Bir yandan da yeni diziniz ‘Kuzgun’un çekimleri için Ürgüp’tesiniz. O nasıl bir rol?
– Çok yakın çalışan iki polis var. Zorunluluklardan dolayı biri diğerine ihanet ediyor. Birinin ailesinin hayatı mahvoluyor, diğeri karanlık ama varlıklı tarafa geçiyor. Ben karanlık tarafın kızı, Barış da (Arduç) ailesi ve hayatı mahvolan taraftaki çocuk. Yollarımız seneler sonra kesişiyor.
Eşim kıskanç ve maço değil
En popüler döneminizde reklamcı Emre Yetkin’le evlendiniz. Doğru karar mı?
– Zaten üç yıldır birlikteydik, birbirimize çok âşıktık. Beklemenin anlamı yoktu.
Neler değişti hayatta?
– Aşkımızda, saygımızda değişen bir şey yok. Hoş, zeki, eğlenceli bir adam. Âşığım. Ayrıca bana sürekli yeni şeyler öğretiyor. Dünyayı gezme tutkusu gibi…
Eşiniz bir süredir menajeriniz. İşteki fikir ayrılığı ilişkinizi zedelemez mi?
– Deneme sürecindeyiz. Zaten sektörü ve çalışma şeklini bilen biri. Baktık ki evliliğe en ufak bir zarar gelecek, bu yoldan döneriz.
Bir proje geldi, sevişme sahnesi var. Eşiniz menajeriniz olarak karışır mı?

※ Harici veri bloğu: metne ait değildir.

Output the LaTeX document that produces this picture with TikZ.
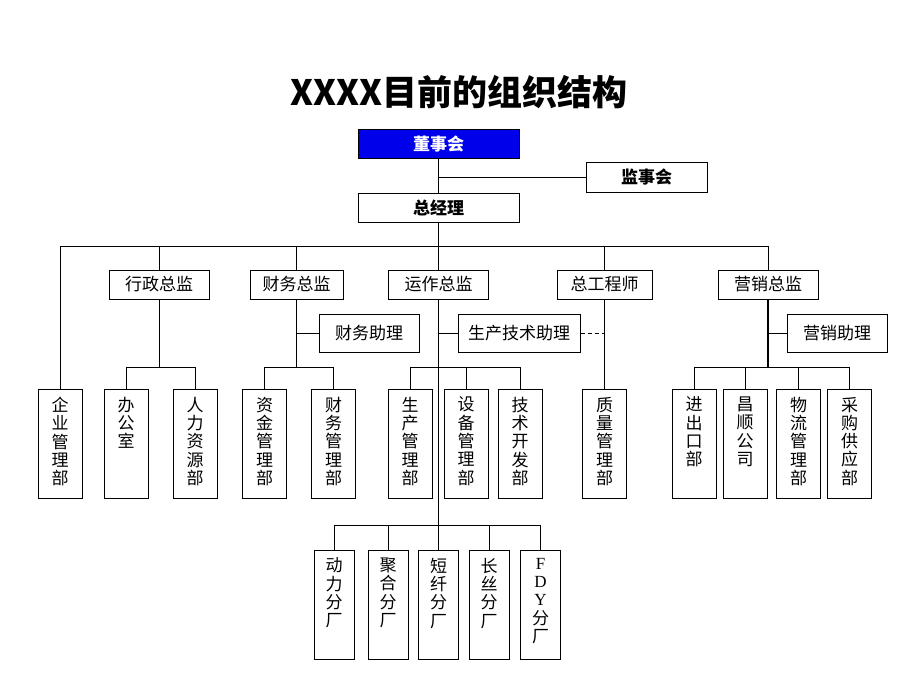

– Asla. Eşim olarak da karışmazdı, zaten öyle olduğu için evlendik. Kıskanç ve maço değildir. Mesleğimin şartlarını ve nasıl biriyle birlikte olduğunu iyi biliyor.
Entel sohbetlerden çok, insancıl sohbetlerde iyiyim
Star olmanın gerektirdiği sansasyonel şeyler sizde yok. Bir strateji mi bu?
– Dışarıdan biraz sıkıcı görünebilirim!
Sıkıcı mısınız?
– Aslında çok eğlenceliyim. Kendi içimde çılgınlıklarım var. Ama aklımın çalışma şekli sansasyona uygun değil. Zaten hiç uçlarda olmadım. Yaşam şartlarımdan dolayı hep anne gibi, kontrolcü biriydim.
Sizin için yorumlarda hep “Asla kötülük düşünmez, saf, naif” diyorlar…
– Saf biri değilim. Sarı bir damarım var. Alanıma fazla müdahale edilirse pençelerimi çıkarabilirim.
Defolarınız?
– Çok entelektüel biri değilim. Daha çok okuyup araştıran biri olmak isterim. Ama üşeniyorum (gülüyor). Bazı şeyleri araştırıyorum, izliyorum ama hafızamdan gidiyor. Entel sohbetlerde her zaman var olamayabiliyorum. Daha çok insancıl sohbetlerde iyiyim. IQ’mdansa EQ’m (duygusal zekâ) daha baskın.